**EXERCISE PROMPT**
Each line below must be set down exactly; omit any image you find.

**RECORDED DATA**
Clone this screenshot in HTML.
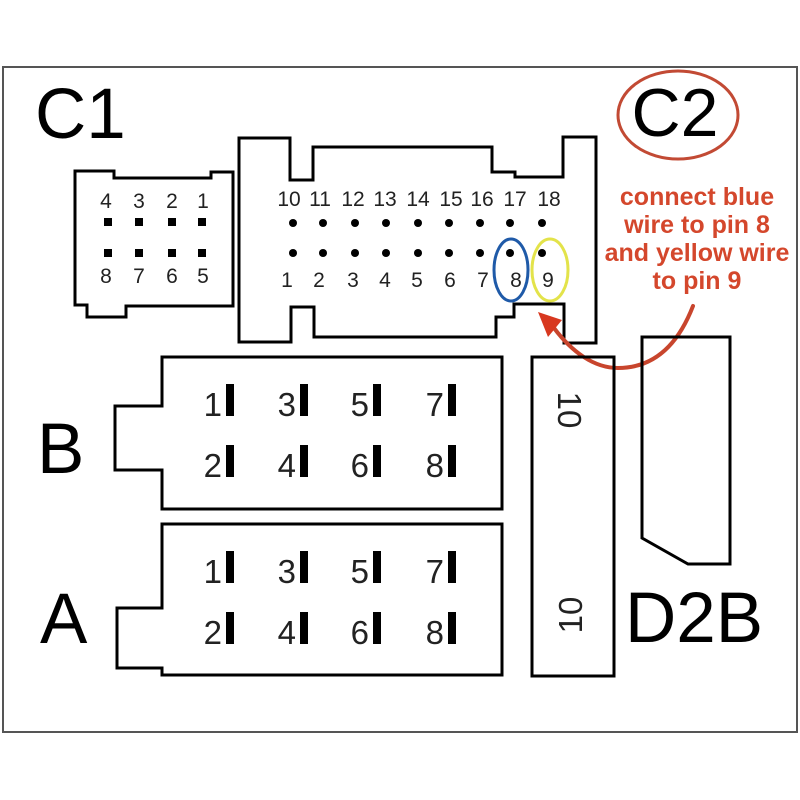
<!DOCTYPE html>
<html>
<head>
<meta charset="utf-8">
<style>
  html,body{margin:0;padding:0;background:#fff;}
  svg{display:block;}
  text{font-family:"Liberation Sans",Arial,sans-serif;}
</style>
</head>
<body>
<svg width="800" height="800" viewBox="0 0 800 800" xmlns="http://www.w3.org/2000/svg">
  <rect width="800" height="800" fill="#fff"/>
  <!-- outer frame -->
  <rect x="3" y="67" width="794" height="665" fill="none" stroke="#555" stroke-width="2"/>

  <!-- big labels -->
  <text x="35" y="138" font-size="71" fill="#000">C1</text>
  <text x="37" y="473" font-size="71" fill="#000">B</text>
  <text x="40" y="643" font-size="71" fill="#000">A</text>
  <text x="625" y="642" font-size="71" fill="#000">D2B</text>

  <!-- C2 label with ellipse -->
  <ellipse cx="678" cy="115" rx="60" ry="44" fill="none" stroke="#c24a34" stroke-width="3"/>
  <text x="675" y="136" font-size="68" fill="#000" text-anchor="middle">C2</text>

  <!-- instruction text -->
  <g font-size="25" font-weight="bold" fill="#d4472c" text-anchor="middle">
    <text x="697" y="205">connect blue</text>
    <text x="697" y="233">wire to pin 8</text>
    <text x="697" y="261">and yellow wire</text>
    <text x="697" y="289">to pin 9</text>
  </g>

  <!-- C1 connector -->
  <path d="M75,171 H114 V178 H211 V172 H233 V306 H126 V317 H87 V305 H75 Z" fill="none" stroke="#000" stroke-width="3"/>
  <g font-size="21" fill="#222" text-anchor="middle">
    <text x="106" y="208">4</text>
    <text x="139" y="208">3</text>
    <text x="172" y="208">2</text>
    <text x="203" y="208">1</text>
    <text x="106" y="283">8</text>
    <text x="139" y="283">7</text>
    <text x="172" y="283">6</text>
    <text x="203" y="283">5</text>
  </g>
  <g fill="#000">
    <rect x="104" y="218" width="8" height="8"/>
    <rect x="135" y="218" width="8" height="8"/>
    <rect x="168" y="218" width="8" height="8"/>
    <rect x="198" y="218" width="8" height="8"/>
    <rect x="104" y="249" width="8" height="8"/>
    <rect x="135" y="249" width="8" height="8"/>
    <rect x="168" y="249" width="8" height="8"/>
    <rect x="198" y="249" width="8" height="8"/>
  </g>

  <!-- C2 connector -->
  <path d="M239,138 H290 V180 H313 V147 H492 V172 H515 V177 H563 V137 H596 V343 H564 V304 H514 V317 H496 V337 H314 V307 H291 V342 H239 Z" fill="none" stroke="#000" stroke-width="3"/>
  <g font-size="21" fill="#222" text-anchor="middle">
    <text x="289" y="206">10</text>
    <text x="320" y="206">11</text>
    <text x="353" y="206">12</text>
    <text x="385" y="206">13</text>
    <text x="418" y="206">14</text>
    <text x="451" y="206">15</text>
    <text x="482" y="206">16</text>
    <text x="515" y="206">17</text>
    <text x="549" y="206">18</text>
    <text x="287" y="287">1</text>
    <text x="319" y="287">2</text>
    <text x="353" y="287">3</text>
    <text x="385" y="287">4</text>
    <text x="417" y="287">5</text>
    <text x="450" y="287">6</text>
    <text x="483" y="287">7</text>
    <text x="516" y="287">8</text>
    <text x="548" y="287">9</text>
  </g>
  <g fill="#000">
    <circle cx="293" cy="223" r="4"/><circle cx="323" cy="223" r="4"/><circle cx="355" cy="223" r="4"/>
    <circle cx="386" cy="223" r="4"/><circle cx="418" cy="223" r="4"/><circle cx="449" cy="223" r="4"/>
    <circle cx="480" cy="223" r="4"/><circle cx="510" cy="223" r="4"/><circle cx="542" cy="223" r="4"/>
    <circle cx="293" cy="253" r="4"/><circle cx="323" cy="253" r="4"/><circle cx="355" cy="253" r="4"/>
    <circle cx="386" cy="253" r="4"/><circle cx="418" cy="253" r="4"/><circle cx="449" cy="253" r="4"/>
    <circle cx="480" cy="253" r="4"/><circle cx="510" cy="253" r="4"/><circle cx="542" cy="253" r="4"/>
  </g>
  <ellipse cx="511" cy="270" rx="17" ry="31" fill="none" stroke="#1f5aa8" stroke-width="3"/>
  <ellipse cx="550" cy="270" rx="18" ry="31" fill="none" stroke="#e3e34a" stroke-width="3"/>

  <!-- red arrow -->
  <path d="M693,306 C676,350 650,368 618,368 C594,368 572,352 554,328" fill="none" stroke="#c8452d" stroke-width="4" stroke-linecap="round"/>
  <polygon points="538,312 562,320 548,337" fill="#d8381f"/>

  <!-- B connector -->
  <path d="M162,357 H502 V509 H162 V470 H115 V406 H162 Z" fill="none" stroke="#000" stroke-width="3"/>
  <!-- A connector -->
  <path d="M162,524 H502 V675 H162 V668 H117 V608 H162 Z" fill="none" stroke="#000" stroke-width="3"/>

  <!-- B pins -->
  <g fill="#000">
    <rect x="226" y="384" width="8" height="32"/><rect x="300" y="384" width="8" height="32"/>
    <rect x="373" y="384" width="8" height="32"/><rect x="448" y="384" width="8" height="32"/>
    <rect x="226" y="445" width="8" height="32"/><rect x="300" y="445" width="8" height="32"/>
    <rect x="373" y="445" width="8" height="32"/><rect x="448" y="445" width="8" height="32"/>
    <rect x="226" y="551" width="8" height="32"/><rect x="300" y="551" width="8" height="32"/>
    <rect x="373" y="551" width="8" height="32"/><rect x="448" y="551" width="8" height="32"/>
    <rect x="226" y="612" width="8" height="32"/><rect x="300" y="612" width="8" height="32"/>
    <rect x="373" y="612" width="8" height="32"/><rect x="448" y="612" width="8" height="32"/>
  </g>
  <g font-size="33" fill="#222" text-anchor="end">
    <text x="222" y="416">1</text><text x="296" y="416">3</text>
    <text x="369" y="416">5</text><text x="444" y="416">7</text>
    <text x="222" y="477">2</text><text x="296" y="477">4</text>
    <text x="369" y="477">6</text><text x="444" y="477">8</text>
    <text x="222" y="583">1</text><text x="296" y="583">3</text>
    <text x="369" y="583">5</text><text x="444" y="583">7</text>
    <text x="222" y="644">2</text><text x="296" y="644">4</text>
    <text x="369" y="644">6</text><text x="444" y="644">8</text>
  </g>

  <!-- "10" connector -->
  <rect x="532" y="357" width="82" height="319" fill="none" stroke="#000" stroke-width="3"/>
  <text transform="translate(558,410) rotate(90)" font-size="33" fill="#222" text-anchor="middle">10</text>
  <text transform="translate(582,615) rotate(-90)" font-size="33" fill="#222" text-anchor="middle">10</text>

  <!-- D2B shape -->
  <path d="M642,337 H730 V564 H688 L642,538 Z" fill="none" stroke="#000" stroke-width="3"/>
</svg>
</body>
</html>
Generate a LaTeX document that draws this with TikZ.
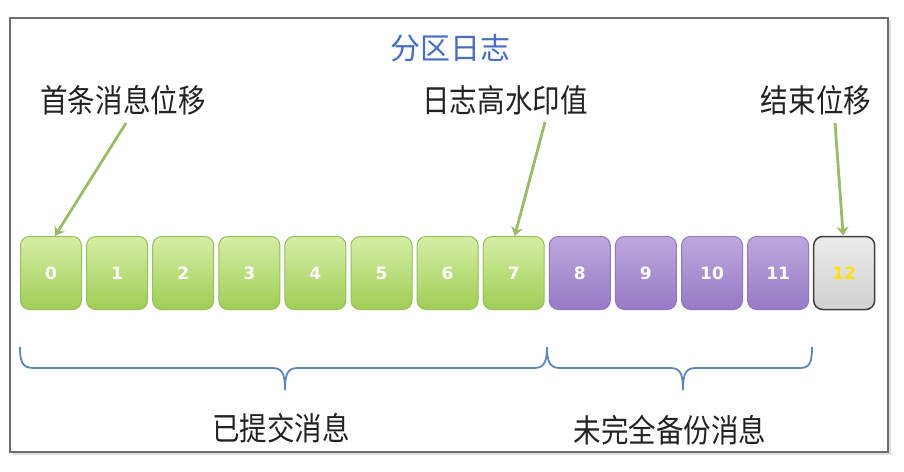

**EXERCISE OUTPUT**
Clone this screenshot in HTML.
<!DOCTYPE html>
<html>
<head>
<meta charset="utf-8">
<style>
  html,body{margin:0;padding:0;background:#fff;}
  svg{display:block;}
  text{font-family:"Liberation Sans",Arial,sans-serif;}
</style>
</head>
<body>
<svg width="800" height="800" viewBox="0 0 800 800" xmlns="http://www.w3.org/2000/svg">
  <rect width="800" height="800" fill="#fff"/>
  <!-- outer frame -->
  <rect x="3" y="67" width="794" height="665" fill="none" stroke="#555" stroke-width="2"/>

  <!-- big labels -->
  <text x="35" y="138" font-size="71" fill="#000">C1</text>
  <text x="37" y="473" font-size="71" fill="#000">B</text>
  <text x="40" y="643" font-size="71" fill="#000">A</text>
  <text x="625" y="642" font-size="71" fill="#000">D2B</text>

  <!-- C2 label with ellipse -->
  <ellipse cx="678" cy="115" rx="60" ry="44" fill="none" stroke="#c24a34" stroke-width="3"/>
  <text x="675" y="136" font-size="68" fill="#000" text-anchor="middle">C2</text>

  <!-- instruction text -->
  <g font-size="25" font-weight="bold" fill="#d4472c" text-anchor="middle">
    <text x="697" y="205">connect blue</text>
    <text x="697" y="233">wire to pin 8</text>
    <text x="697" y="261">and yellow wire</text>
    <text x="697" y="289">to pin 9</text>
  </g>

  <!-- C1 connector -->
  <path d="M75,171 H114 V178 H211 V172 H233 V306 H126 V317 H87 V305 H75 Z" fill="none" stroke="#000" stroke-width="3"/>
  <g font-size="21" fill="#222" text-anchor="middle">
    <text x="106" y="208">4</text>
    <text x="139" y="208">3</text>
    <text x="172" y="208">2</text>
    <text x="203" y="208">1</text>
    <text x="106" y="283">8</text>
    <text x="139" y="283">7</text>
    <text x="172" y="283">6</text>
    <text x="203" y="283">5</text>
  </g>
  <g fill="#000">
    <rect x="104" y="218" width="8" height="8"/>
    <rect x="135" y="218" width="8" height="8"/>
    <rect x="168" y="218" width="8" height="8"/>
    <rect x="198" y="218" width="8" height="8"/>
    <rect x="104" y="249" width="8" height="8"/>
    <rect x="135" y="249" width="8" height="8"/>
    <rect x="168" y="249" width="8" height="8"/>
    <rect x="198" y="249" width="8" height="8"/>
  </g>

  <!-- C2 connector -->
  <path d="M239,138 H290 V180 H313 V147 H492 V172 H515 V177 H563 V137 H596 V343 H564 V304 H514 V317 H496 V337 H314 V307 H291 V342 H239 Z" fill="none" stroke="#000" stroke-width="3"/>
  <g font-size="21" fill="#222" text-anchor="middle">
    <text x="289" y="206">10</text>
    <text x="320" y="206">11</text>
    <text x="353" y="206">12</text>
    <text x="385" y="206">13</text>
    <text x="418" y="206">14</text>
    <text x="451" y="206">15</text>
    <text x="482" y="206">16</text>
    <text x="515" y="206">17</text>
    <text x="549" y="206">18</text>
    <text x="287" y="287">1</text>
    <text x="319" y="287">2</text>
    <text x="353" y="287">3</text>
    <text x="385" y="287">4</text>
    <text x="417" y="287">5</text>
    <text x="450" y="287">6</text>
    <text x="483" y="287">7</text>
    <text x="516" y="287">8</text>
    <text x="548" y="287">9</text>
  </g>
  <g fill="#000">
    <circle cx="293" cy="223" r="4"/><circle cx="323" cy="223" r="4"/><circle cx="355" cy="223" r="4"/>
    <circle cx="386" cy="223" r="4"/><circle cx="418" cy="223" r="4"/><circle cx="449" cy="223" r="4"/>
    <circle cx="480" cy="223" r="4"/><circle cx="510" cy="223" r="4"/><circle cx="542" cy="223" r="4"/>
    <circle cx="293" cy="253" r="4"/><circle cx="323" cy="253" r="4"/><circle cx="355" cy="253" r="4"/>
    <circle cx="386" cy="253" r="4"/><circle cx="418" cy="253" r="4"/><circle cx="449" cy="253" r="4"/>
    <circle cx="480" cy="253" r="4"/><circle cx="510" cy="253" r="4"/><circle cx="542" cy="253" r="4"/>
  </g>
  <ellipse cx="511" cy="270" rx="17" ry="31" fill="none" stroke="#1f5aa8" stroke-width="3"/>
  <ellipse cx="550" cy="270" rx="18" ry="31" fill="none" stroke="#e3e34a" stroke-width="3"/>

  <!-- red arrow -->
  <path d="M693,306 C676,350 650,368 618,368 C594,368 572,352 554,328" fill="none" stroke="#c8452d" stroke-width="4" stroke-linecap="round"/>
  <polygon points="538,312 562,320 548,337" fill="#d8381f"/>

  <!-- B connector -->
  <path d="M162,357 H502 V509 H162 V470 H115 V406 H162 Z" fill="none" stroke="#000" stroke-width="3"/>
  <!-- A connector -->
  <path d="M162,524 H502 V675 H162 V668 H117 V608 H162 Z" fill="none" stroke="#000" stroke-width="3"/>

  <!-- B pins -->
  <g fill="#000">
    <rect x="226" y="384" width="8" height="32"/><rect x="300" y="384" width="8" height="32"/>
    <rect x="373" y="384" width="8" height="32"/><rect x="448" y="384" width="8" height="32"/>
    <rect x="226" y="445" width="8" height="32"/><rect x="300" y="445" width="8" height="32"/>
    <rect x="373" y="445" width="8" height="32"/><rect x="448" y="445" width="8" height="32"/>
    <rect x="226" y="551" width="8" height="32"/><rect x="300" y="551" width="8" height="32"/>
    <rect x="373" y="551" width="8" height="32"/><rect x="448" y="551" width="8" height="32"/>
    <rect x="226" y="612" width="8" height="32"/><rect x="300" y="612" width="8" height="32"/>
    <rect x="373" y="612" width="8" height="32"/><rect x="448" y="612" width="8" height="32"/>
  </g>
  <g font-size="33" fill="#222" text-anchor="end">
    <text x="222" y="416">1</text><text x="296" y="416">3</text>
    <text x="369" y="416">5</text><text x="444" y="416">7</text>
    <text x="222" y="477">2</text><text x="296" y="477">4</text>
    <text x="369" y="477">6</text><text x="444" y="477">8</text>
    <text x="222" y="583">1</text><text x="296" y="583">3</text>
    <text x="369" y="583">5</text><text x="444" y="583">7</text>
    <text x="222" y="644">2</text><text x="296" y="644">4</text>
    <text x="369" y="644">6</text><text x="444" y="644">8</text>
  </g>

  <!-- "10" connector -->
  <rect x="532" y="357" width="82" height="319" fill="none" stroke="#000" stroke-width="3"/>
  <text transform="translate(558,410) rotate(90)" font-size="33" fill="#222" text-anchor="middle">10</text>
  <text transform="translate(582,615) rotate(-90)" font-size="33" fill="#222" text-anchor="middle">10</text>

  <!-- D2B shape -->
  <path d="M642,337 H730 V564 H688 L642,538 Z" fill="none" stroke="#000" stroke-width="3"/>
</svg>
</body>
</html>
Generate a LaTeX document that draws this with TikZ.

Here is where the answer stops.